Agri-Business
Differences emerge over how new SFP can be made fairer
BY FRANCIS FARRAGHER
MAJOR differences are emerging as to how the payment levels of the vast majority of smaller farmers will be affected in the new CAP agreement expected to be finalised by the end of next month, when Simon Coveney’s tenure of office in the EU argricultural ‘chair’, comes to an end.
Fianna Fáil’s Agricultural Spokesman, Éamon Ó Cuív, has called on the IFA at national level to concentrate its focus on achieving a fairer spread of the Single Payment to improve the lot of ‘the bulk of farmers’, many of them getting less than €10,000 per annum.
He said that over 10,000 farmers from Galway’s 12,600 farmers getting SFP monies, were in receipt of less than €10,000 per annum in the Single Payment.
“The inequity of a payment regime whereby the top 20% of Irish farmers are getting 80% of the Single Payment must be addressed. We must also look at the statistic that shows the top 2% of farmers actually getting 12% of the funding cake – this is irrational and unfair and must be addressed,” Éamon Ó Cuív told the Farming Tribune.
He said that the whole thrust of the Single Payment philosophy had to be the sustainability for the farming regime right across the country and not just for a minority of larger farmers who had a lot more resources to thrive and grow.
“It is just as expensive for a small farmer in the West of Ireland, or in any other county for that matter, to put bread on the table as it is for the bigger operators. Even in counties like Wexford and Kilkenny, about half of the farmers are getting less than €10,000 per annum.

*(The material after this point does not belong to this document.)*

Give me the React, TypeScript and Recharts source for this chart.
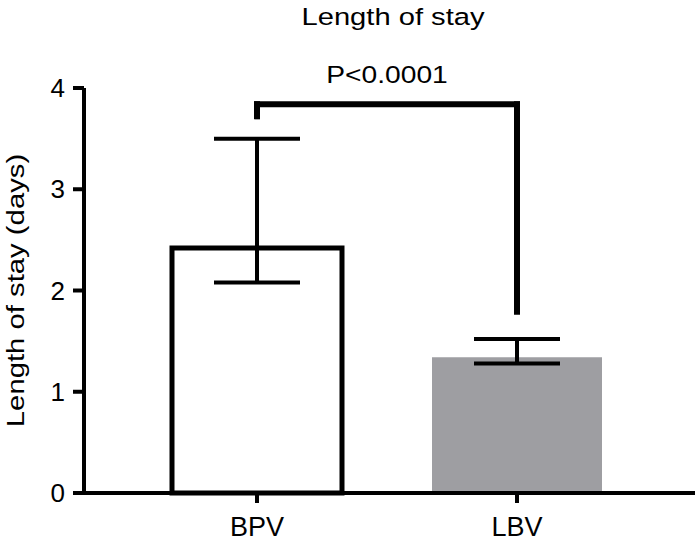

Only 309 farmers in Galway are getting more than €25,000 per annum,” said Deputy Ó Cuív.
He said that next week, he would be involved in detailed negotiations with Commission officials in Brussels and he would be seeking a front loaded payment regime for the first 32 hectares as well as a minimum/maximum payment per hectare regime.
However Co. Galway IFA Chairman, Michael Flynn, told the Farming Tribune that the putting in place of a minimum payment rate per acre of €196 per hectare, as mooted by Commissioner Ciolos, would be bad news for farmers in the West, currently on an average payment of about €270 per hectare.